● Challenge
Copy the listing verbatim, excluding any images found in it.

:::::

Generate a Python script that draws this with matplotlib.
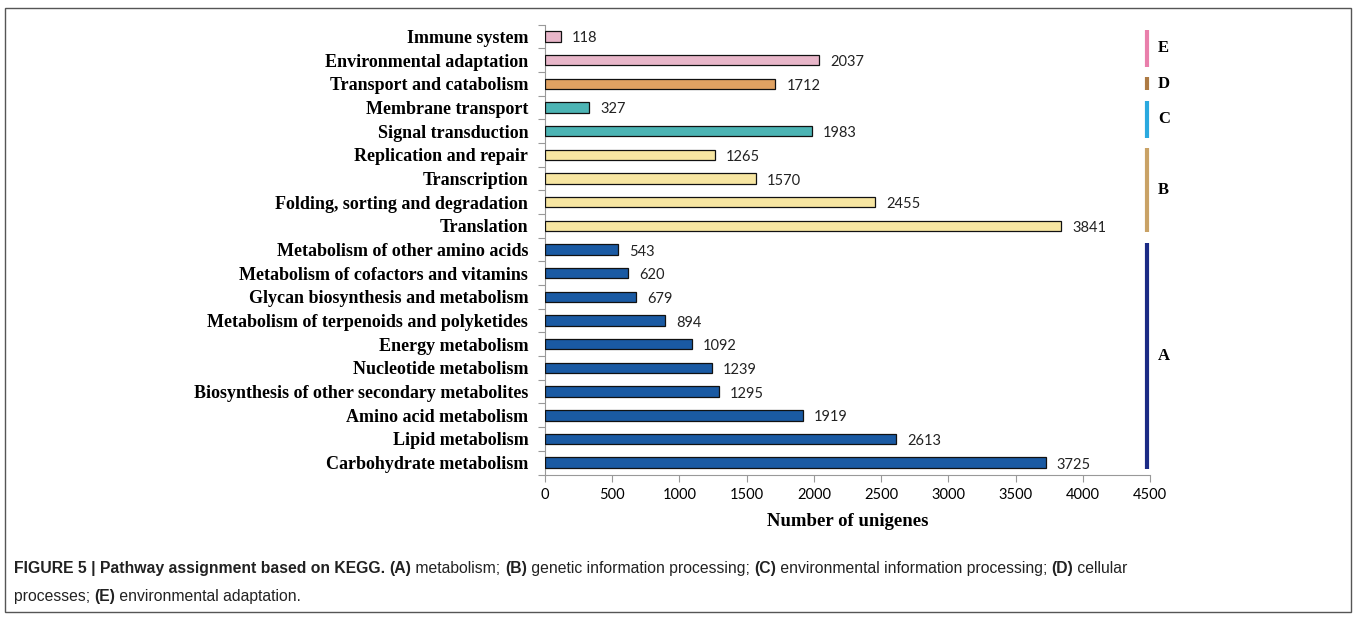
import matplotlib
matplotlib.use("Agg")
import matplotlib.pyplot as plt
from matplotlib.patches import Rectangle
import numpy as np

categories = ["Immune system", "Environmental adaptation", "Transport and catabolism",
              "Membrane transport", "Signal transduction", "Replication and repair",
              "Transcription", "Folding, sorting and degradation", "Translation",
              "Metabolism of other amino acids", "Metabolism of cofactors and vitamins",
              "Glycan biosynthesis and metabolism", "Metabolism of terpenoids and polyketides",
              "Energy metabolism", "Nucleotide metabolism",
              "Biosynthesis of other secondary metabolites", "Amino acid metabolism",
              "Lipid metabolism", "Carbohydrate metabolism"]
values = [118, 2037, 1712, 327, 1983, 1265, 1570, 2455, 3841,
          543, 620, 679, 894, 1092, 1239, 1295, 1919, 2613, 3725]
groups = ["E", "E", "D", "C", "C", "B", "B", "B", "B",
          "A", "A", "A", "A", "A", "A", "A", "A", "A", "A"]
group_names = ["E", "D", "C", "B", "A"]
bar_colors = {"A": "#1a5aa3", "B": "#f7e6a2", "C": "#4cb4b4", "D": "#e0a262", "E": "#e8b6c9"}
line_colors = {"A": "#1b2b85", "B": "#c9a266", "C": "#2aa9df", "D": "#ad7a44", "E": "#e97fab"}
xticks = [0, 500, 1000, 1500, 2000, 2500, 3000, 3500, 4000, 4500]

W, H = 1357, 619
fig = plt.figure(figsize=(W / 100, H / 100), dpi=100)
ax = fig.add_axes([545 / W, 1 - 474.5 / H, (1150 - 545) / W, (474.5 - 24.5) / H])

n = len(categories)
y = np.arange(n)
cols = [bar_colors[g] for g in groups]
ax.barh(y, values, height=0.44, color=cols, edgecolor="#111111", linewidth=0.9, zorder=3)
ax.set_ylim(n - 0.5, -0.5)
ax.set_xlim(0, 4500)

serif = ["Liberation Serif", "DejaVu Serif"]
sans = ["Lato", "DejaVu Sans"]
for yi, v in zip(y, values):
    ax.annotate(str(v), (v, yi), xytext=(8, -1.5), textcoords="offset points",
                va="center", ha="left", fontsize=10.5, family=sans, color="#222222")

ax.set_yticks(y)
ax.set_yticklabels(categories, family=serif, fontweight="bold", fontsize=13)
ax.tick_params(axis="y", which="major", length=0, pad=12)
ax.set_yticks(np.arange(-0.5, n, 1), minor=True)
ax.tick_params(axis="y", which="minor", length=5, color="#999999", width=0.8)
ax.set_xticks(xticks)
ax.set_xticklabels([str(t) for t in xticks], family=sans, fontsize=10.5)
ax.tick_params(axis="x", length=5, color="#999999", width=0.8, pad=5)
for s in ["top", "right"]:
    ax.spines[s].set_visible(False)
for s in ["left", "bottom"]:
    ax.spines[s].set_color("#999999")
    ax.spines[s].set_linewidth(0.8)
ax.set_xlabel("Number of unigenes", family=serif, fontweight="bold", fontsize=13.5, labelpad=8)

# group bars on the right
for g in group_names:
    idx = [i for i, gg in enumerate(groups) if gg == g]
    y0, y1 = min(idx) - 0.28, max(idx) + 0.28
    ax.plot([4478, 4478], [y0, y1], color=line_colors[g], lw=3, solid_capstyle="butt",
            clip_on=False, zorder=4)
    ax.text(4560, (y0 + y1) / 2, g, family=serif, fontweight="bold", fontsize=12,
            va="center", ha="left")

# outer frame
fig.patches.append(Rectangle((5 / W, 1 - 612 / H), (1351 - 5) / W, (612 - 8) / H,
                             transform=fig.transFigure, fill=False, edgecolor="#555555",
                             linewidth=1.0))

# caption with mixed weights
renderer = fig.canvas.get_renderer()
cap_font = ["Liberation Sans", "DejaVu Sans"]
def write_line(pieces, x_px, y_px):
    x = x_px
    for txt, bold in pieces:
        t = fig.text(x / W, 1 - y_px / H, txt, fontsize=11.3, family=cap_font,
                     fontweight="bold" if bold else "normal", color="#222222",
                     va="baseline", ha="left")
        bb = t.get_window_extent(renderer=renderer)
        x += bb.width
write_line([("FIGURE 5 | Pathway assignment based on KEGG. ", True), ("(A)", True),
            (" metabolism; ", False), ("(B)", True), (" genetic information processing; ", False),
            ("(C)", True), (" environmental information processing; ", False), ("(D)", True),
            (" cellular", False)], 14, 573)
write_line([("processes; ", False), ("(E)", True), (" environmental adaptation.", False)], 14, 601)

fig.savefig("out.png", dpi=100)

:::::

● Response to this exercise
Generate a Python script that draws this with matplotlib.
import matplotlib
matplotlib.use("Agg")
import matplotlib.pyplot as plt
from matplotlib.patches import Rectangle
import numpy as np

categories = ["Immune system", "Environmental adaptation", "Transport and catabolism",
              "Membrane transport", "Signal transduction", "Replication and repair",
              "Transcription", "Folding, sorting and degradation", "Translation",
              "Metabolism of other amino acids", "Metabolism of cofactors and vitamins",
              "Glycan biosynthesis and metabolism", "Metabolism of terpenoids and polyketides",
              "Energy metabolism", "Nucleotide metabolism",
              "Biosynthesis of other secondary metabolites", "Amino acid metabolism",
              "Lipid metabolism", "Carbohydrate metabolism"]
values = [118, 2037, 1712, 327, 1983, 1265, 1570, 2455, 3841,
          543, 620, 679, 894, 1092, 1239, 1295, 1919, 2613, 3725]
groups = ["E", "E", "D", "C", "C", "B", "B", "B", "B",
          "A", "A", "A", "A", "A", "A", "A", "A", "A", "A"]
group_names = ["E", "D", "C", "B", "A"]
bar_colors = {"A": "#1a5aa3", "B": "#f7e6a2", "C": "#4cb4b4", "D": "#e0a262", "E": "#e8b6c9"}
line_colors = {"A": "#1b2b85", "B": "#c9a266", "C": "#2aa9df", "D": "#ad7a44", "E": "#e97fab"}
xticks = [0, 500, 1000, 1500, 2000, 2500, 3000, 3500, 4000, 4500]

W, H = 1357, 619
fig = plt.figure(figsize=(W / 100, H / 100), dpi=100)
ax = fig.add_axes([545 / W, 1 - 474.5 / H, (1150 - 545) / W, (474.5 - 24.5) / H])

n = len(categories)
y = np.arange(n)
cols = [bar_colors[g] for g in groups]
ax.barh(y, values, height=0.44, color=cols, edgecolor="#111111", linewidth=0.9, zorder=3)
ax.set_ylim(n - 0.5, -0.5)
ax.set_xlim(0, 4500)

serif = ["Liberation Serif", "DejaVu Serif"]
sans = ["Lato", "DejaVu Sans"]
for yi, v in zip(y, values):
    ax.annotate(str(v), (v, yi), xytext=(8, -1.5), textcoords="offset points",
                va="center", ha="left", fontsize=10.5, family=sans, color="#222222")

ax.set_yticks(y)
ax.set_yticklabels(categories, family=serif, fontweight="bold", fontsize=13)
ax.tick_params(axis="y", which="major", length=0, pad=12)
ax.set_yticks(np.arange(-0.5, n, 1), minor=True)
ax.tick_params(axis="y", which="minor", length=5, color="#999999", width=0.8)
ax.set_xticks(xticks)
ax.set_xticklabels([str(t) for t in xticks], family=sans, fontsize=10.5)
ax.tick_params(axis="x", length=5, color="#999999", width=0.8, pad=5)
for s in ["top", "right"]:
    ax.spines[s].set_visible(False)
for s in ["left", "bottom"]:
    ax.spines[s].set_color("#999999")
    ax.spines[s].set_linewidth(0.8)
ax.set_xlabel("Number of unigenes", family=serif, fontweight="bold", fontsize=13.5, labelpad=8)

# group bars on the right
for g in group_names:
    idx = [i for i, gg in enumerate(groups) if gg == g]
    y0, y1 = min(idx) - 0.28, max(idx) + 0.28
    ax.plot([4478, 4478], [y0, y1], color=line_colors[g], lw=3, solid_capstyle="butt",
            clip_on=False, zorder=4)
    ax.text(4560, (y0 + y1) / 2, g, family=serif, fontweight="bold", fontsize=12,
            va="center", ha="left")

# outer frame
fig.patches.append(Rectangle((5 / W, 1 - 612 / H), (1351 - 5) / W, (612 - 8) / H,
                             transform=fig.transFigure, fill=False, edgecolor="#555555",
                             linewidth=1.0))

# caption with mixed weights
renderer = fig.canvas.get_renderer()
cap_font = ["Liberation Sans", "DejaVu Sans"]
def write_line(pieces, x_px, y_px):
    x = x_px
    for txt, bold in pieces:
        t = fig.text(x / W, 1 - y_px / H, txt, fontsize=11.3, family=cap_font,
                     fontweight="bold" if bold else "normal", color="#222222",
                     va="baseline", ha="left")
        bb = t.get_window_extent(renderer=renderer)
        x += bb.width
write_line([("FIGURE 5 | Pathway assignment based on KEGG. ", True), ("(A)", True),
            (" metabolism; ", False), ("(B)", True), (" genetic information processing; ", False),
            ("(C)", True), (" environmental information processing; ", False), ("(D)", True),
            (" cellular", False)], 14, 573)
write_line([("processes; ", False), ("(E)", True), (" environmental adaptation.", False)], 14, 601)

fig.savefig("out.png", dpi=100)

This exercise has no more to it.